Private military contractors also are often used to provide security to government officials and other VIPs. For instance, various heads of state will often employ private military contractors to serve as an extra buffer of security around their entourage when visiting an unstable region of the world. Additionally, they can often be employed as bodyguards for individuals that are suspected to be a valuable kidnapping target. Many individuals are surprised to learn that the United States Department of Defense is one of the largest employers of private military contractors – over 100,000 were employed in Iraq during 2006. Private military contractors were widely used as support personnel for various military operations within the region. In addition, they continue to be heavily used by multinational corporations that are continuing to carry out operations in the region.

In addition to providing physical security services, private military contractors are also often employed in intelligence-gathering operations. Private military contractors are often employed to fly planes, and to operate surveillance equipment. In addition, some firms utilize contractors that can speak two or more languages to act as interpreters during intelligence-gathering missions. In some cases, private military contractors will serve as incognito ground agents to provide reconnaissance information.

Private military contractors are also heavily utilized as trainers and consultants for various militaries around the world. Private military contractors that formerly served in particularly advanced military forces – especially from NATO member states – are highly valued around the world for their practical expertise. As a result, they are often employed as consultants by military forces from less developed nations, or by nations with smaller military forces. For instance, private military contractors were essential to the reorganization of the Taiwanese military. They are commonly used to train soldiers in practical combat skills, tactics, and equipment operation. They are often key to training international military forces to utilize new hardware that is purchased.

Not all private military contractors serve on the ground, though. More and more private military contractors are being deployed on commercial trade ships (and sometimes cruise ships and yachts) operating in the Indian Ocean. This is because pirate attacks and hijack attempts on ships in the region have increased dramatically in recent years, due to political stability on the eastern coast of Africa. After several high-profile (and very expensive) hostage situations involving African pirates, most firms operating ships in the region have turned to using private military contractors as a deterrent and defense mechanism. Sometimes private military contractors will operate one or more vessels that accompanies a larger ship. However, they will frequently operate on the decks of large tanker and cargo vessels. These days, it is fairly common to see gunners’ nests and defensive turrets established on key positions on a large vessel operating in the Indian Ocean. If pirates approach the vessel, ship captains usually authorize the contractors to fire warning shots, and if necessary, will clear the contractors to open fire on pirates before they can board the ship.

Since their work is often somewhat dangerous, private military contractors make a considerable amount of money. Depending on their skills and experience, they may be compensated between $500 and $1000 US dollars per day of work.

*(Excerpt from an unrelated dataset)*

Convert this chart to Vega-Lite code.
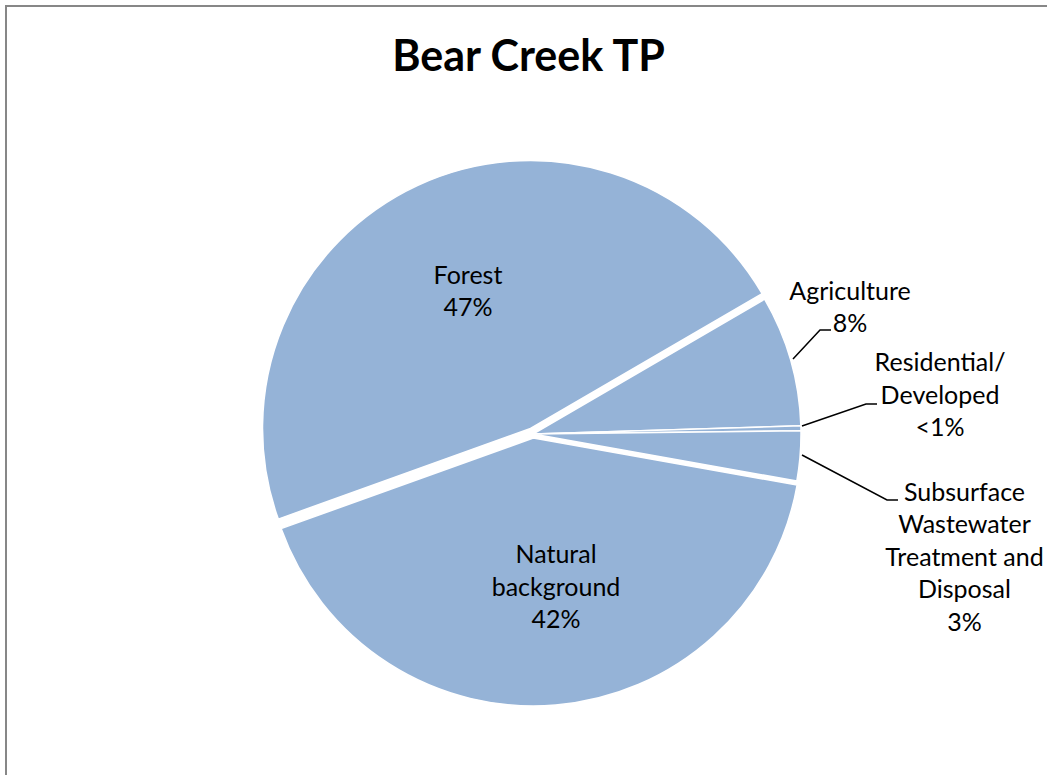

However, most private military contractors are not compensated with benefits (insurance, retirement plans, etc), and they often do not have social security payments withheld from their paychecks. As a result, payment for work as a private military contractor may not be quite as high as it initially seems. However, most individuals find that working as a private military contractor to be an extremely well-paying job option, and are quite happy to work as a contractor for a short period of time before moving on to a more conventional (or at least, less risky) occupation. On the other hand, some private military contractors thrive on the high-pressure, high-stakes environment that they are often asked to work in, and may stay within the industry for years.